## What you will do
Every entry that follows should be repeated exactly; drop the images.

▽

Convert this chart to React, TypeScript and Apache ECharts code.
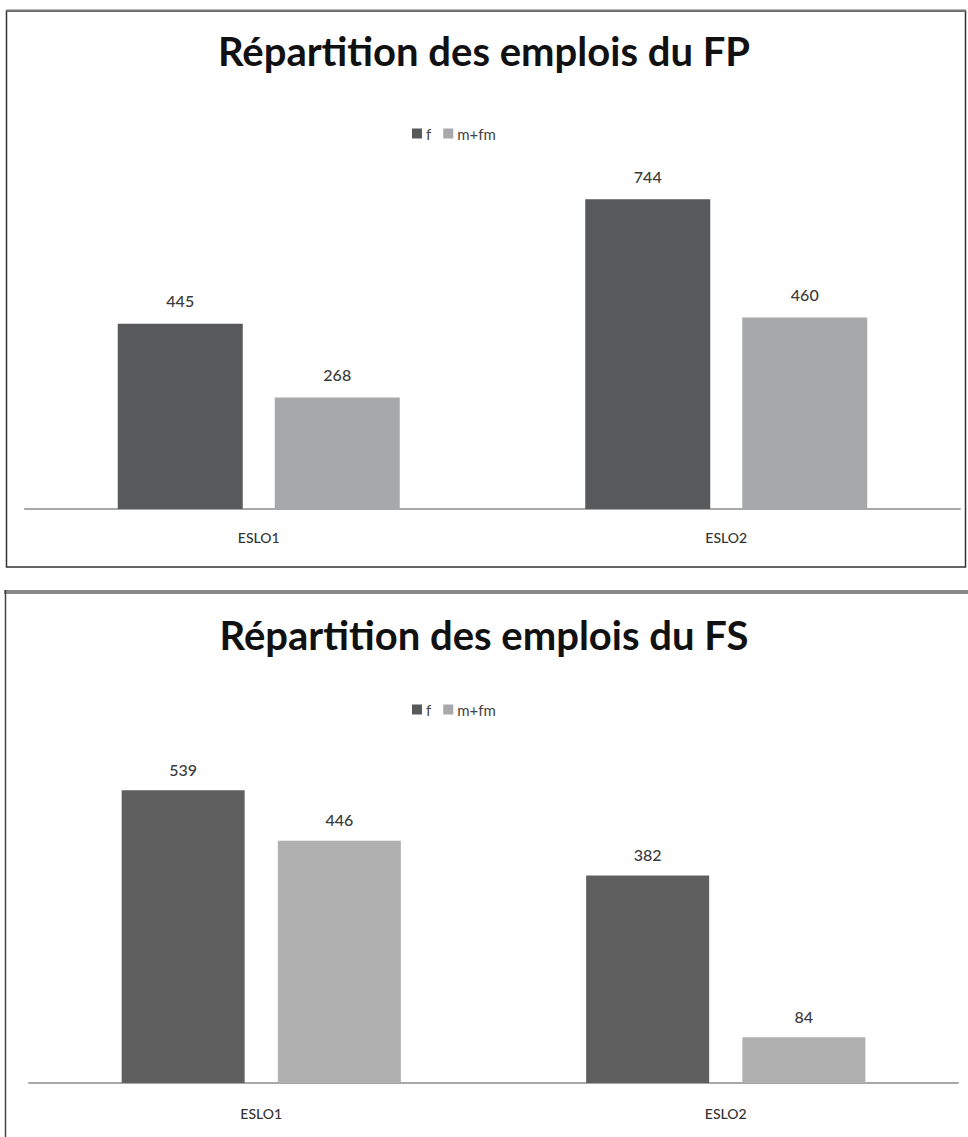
import React, { useEffect, useRef } from "react";
import * as echarts from "echarts";

const categories = ["ESLO1", "ESLO2"];
const seriesNames = ["f", "m+fm"];
const fpF = [445, 744];
const fpM = [268, 460];
const fsF = [539, 382];
const fsM = [446, 84];
const titles = ["Répartition des emplois du FP", "Répartition des emplois du FS"];

const FONT = "Lato, 'Open Sans', sans-serif";

export default function App() {
  const ref = useRef<HTMLDivElement>(null);
  useEffect(() => {
    if (!ref.current) return;
    const chart = echarts.init(ref.current, undefined, { renderer: "svg" });
    const label = (dist: number) => ({
      show: true,
      position: "top",
      distance: dist,
      fontFamily: FONT,
      fontSize: 16,
      fontWeight: 500,
      color: "#3a3a3a",
    });
    const xAxis = (gi: number, margin: number) => ({
      type: "category",
      gridIndex: gi,
      data: categories,
      axisLine: { lineStyle: { color: "#a8a8a8", width: 2 } },
      axisTick: { show: false },
      axisLabel: { margin, fontFamily: FONT, fontSize: 14, fontWeight: 500, color: "#333" },
    });
    const yAxis = (gi: number, max: number) => ({
      type: "value",
      gridIndex: gi,
      min: 0,
      max,
      show: false,
      splitLine: { show: false },
    });
    const legend = (top: number) => ({
      data: seriesNames,
      top,
      left: 407,
      itemWidth: 10,
      itemHeight: 10,
      itemGap: 12,
      icon: "rect",
      textStyle: { fontFamily: FONT, fontSize: 15, color: "#444", padding: [0, 0, 0, -1] },
      selectedMode: false,
    });
    chart.setOption({
      animation: false,
      backgroundColor: "#ffffff",
      title: [
        {
          text: titles[0],
          left: "center",
          top: 26,
          textStyle: { fontFamily: FONT, fontSize: 40, fontWeight: "bold", color: "#111" },
        },
        {
          text: titles[1],
          left: "center",
          top: 610,
          textStyle: { fontFamily: FONT, fontSize: 40, fontWeight: "bold", color: "#111" },
        },
      ],
      legend: [legend(121), legend(697)],
      grid: [
        { left: 25, width: 935, top: 176, bottom: 628 },
        { left: 29, width: 929, top: 757, bottom: 54 },
      ],
      xAxis: [xAxis(0, 21), xAxis(1, 23)],
      yAxis: [yAxis(0, 800), yAxis(1, 600)],
      color: ["#58595b", "#a7a8aa"],
      series: [
        {
          name: seriesNames[0],
          type: "bar",
          xAxisIndex: 0,
          yAxisIndex: 0,
          data: fpF,
          barWidth: 125,
          barGap: "25.6%",
          itemStyle: { color: "#58595b" },
          label: label(15),
        },
        {
          name: seriesNames[1],
          type: "bar",
          xAxisIndex: 0,
          yAxisIndex: 0,
          data: fpM,
          barWidth: 125,
          barGap: "25.6%",
          itemStyle: { color: "#a7a8aa" },
          label: label(15),
        },
        {
          name: seriesNames[0],
          type: "bar",
          xAxisIndex: 1,
          yAxisIndex: 1,
          data: fsF,
          barWidth: 123,
          barGap: "27%",
          itemStyle: { color: "#5f5f5f" },
          label: label(13),
        },
        {
          name: seriesNames[1],
          type: "bar",
          xAxisIndex: 1,
          yAxisIndex: 1,
          data: fsM,
          barWidth: 123,
          barGap: "27%",
          itemStyle: { color: "#b0b0b0" },
          label: label(13),
        },
      ],
      graphic: [
        {
          type: "rect",
          shape: { x: 6.5, y: 11, width: 959, height: 556 },
          style: { fill: "none", stroke: "#333", lineWidth: 1.5 },
          silent: true,
        },
        {
          type: "line",
          shape: { x1: 6.5, y1: 10.5, x2: 966, y2: 10.5 },
          style: { stroke: "#777", lineWidth: 2 },
          silent: true,
        },
        {
          type: "line",
          shape: { x1: 4, y1: 592, x2: 968, y2: 592 },
          style: { stroke: "#888", lineWidth: 4 },
          silent: true,
        },
        {
          type: "line",
          shape: { x1: 5.5, y1: 590, x2: 5.5, y2: 1137 },
          style: { stroke: "#444", lineWidth: 1.5 },
          silent: true,
        },
      ],
    });
    return () => chart.dispose();
  }, []);
  return (
    <div
      ref={ref}
      style={{ position: "absolute", left: 0, top: 0, width: 968, height: 1137 }}
    />
  );
}
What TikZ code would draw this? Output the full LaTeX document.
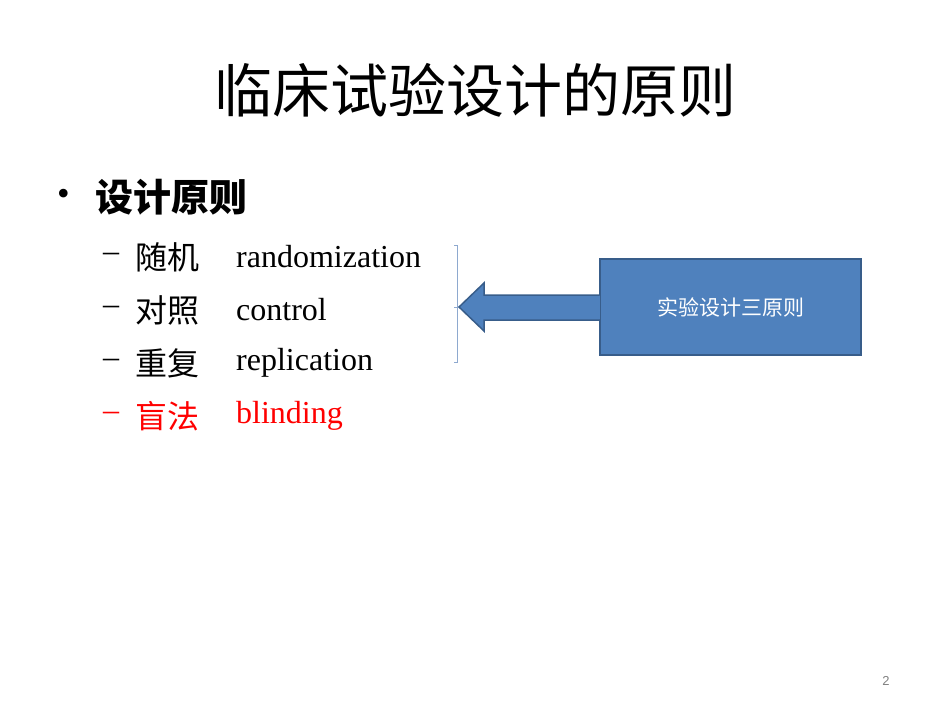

△

## Output below
Convert this chart to React, TypeScript and Apache ECharts code.
import React, { useEffect, useRef } from "react";
import * as echarts from "echarts";

const categories = ["ESLO1", "ESLO2"];
const seriesNames = ["f", "m+fm"];
const fpF = [445, 744];
const fpM = [268, 460];
const fsF = [539, 382];
const fsM = [446, 84];
const titles = ["Répartition des emplois du FP", "Répartition des emplois du FS"];

const FONT = "Lato, 'Open Sans', sans-serif";

export default function App() {
  const ref = useRef<HTMLDivElement>(null);
  useEffect(() => {
    if (!ref.current) return;
    const chart = echarts.init(ref.current, undefined, { renderer: "svg" });
    const label = (dist: number) => ({
      show: true,
      position: "top",
      distance: dist,
      fontFamily: FONT,
      fontSize: 16,
      fontWeight: 500,
      color: "#3a3a3a",
    });
    const xAxis = (gi: number, margin: number) => ({
      type: "category",
      gridIndex: gi,
      data: categories,
      axisLine: { lineStyle: { color: "#a8a8a8", width: 2 } },
      axisTick: { show: false },
      axisLabel: { margin, fontFamily: FONT, fontSize: 14, fontWeight: 500, color: "#333" },
    });
    const yAxis = (gi: number, max: number) => ({
      type: "value",
      gridIndex: gi,
      min: 0,
      max,
      show: false,
      splitLine: { show: false },
    });
    const legend = (top: number) => ({
      data: seriesNames,
      top,
      left: 407,
      itemWidth: 10,
      itemHeight: 10,
      itemGap: 12,
      icon: "rect",
      textStyle: { fontFamily: FONT, fontSize: 15, color: "#444", padding: [0, 0, 0, -1] },
      selectedMode: false,
    });
    chart.setOption({
      animation: false,
      backgroundColor: "#ffffff",
      title: [
        {
          text: titles[0],
          left: "center",
          top: 26,
          textStyle: { fontFamily: FONT, fontSize: 40, fontWeight: "bold", color: "#111" },
        },
        {
          text: titles[1],
          left: "center",
          top: 610,
          textStyle: { fontFamily: FONT, fontSize: 40, fontWeight: "bold", color: "#111" },
        },
      ],
      legend: [legend(121), legend(697)],
      grid: [
        { left: 25, width: 935, top: 176, bottom: 628 },
        { left: 29, width: 929, top: 757, bottom: 54 },
      ],
      xAxis: [xAxis(0, 21), xAxis(1, 23)],
      yAxis: [yAxis(0, 800), yAxis(1, 600)],
      color: ["#58595b", "#a7a8aa"],
      series: [
        {
          name: seriesNames[0],
          type: "bar",
          xAxisIndex: 0,
          yAxisIndex: 0,
          data: fpF,
          barWidth: 125,
          barGap: "25.6%",
          itemStyle: { color: "#58595b" },
          label: label(15),
        },
        {
          name: seriesNames[1],
          type: "bar",
          xAxisIndex: 0,
          yAxisIndex: 0,
          data: fpM,
          barWidth: 125,
          barGap: "25.6%",
          itemStyle: { color: "#a7a8aa" },
          label: label(15),
        },
        {
          name: seriesNames[0],
          type: "bar",
          xAxisIndex: 1,
          yAxisIndex: 1,
          data: fsF,
          barWidth: 123,
          barGap: "27%",
          itemStyle: { color: "#5f5f5f" },
          label: label(13),
        },
        {
          name: seriesNames[1],
          type: "bar",
          xAxisIndex: 1,
          yAxisIndex: 1,
          data: fsM,
          barWidth: 123,
          barGap: "27%",
          itemStyle: { color: "#b0b0b0" },
          label: label(13),
        },
      ],
      graphic: [
        {
          type: "rect",
          shape: { x: 6.5, y: 11, width: 959, height: 556 },
          style: { fill: "none", stroke: "#333", lineWidth: 1.5 },
          silent: true,
        },
        {
          type: "line",
          shape: { x1: 6.5, y1: 10.5, x2: 966, y2: 10.5 },
          style: { stroke: "#777", lineWidth: 2 },
          silent: true,
        },
        {
          type: "line",
          shape: { x1: 4, y1: 592, x2: 968, y2: 592 },
          style: { stroke: "#888", lineWidth: 4 },
          silent: true,
        },
        {
          type: "line",
          shape: { x1: 5.5, y1: 590, x2: 5.5, y2: 1137 },
          style: { stroke: "#444", lineWidth: 1.5 },
          silent: true,
        },
      ],
    });
    return () => chart.dispose();
  }, []);
  return (
    <div
      ref={ref}
      style={{ position: "absolute", left: 0, top: 0, width: 968, height: 1137 }}
    />
  );
}
What TikZ code would draw this? Output the full LaTeX document.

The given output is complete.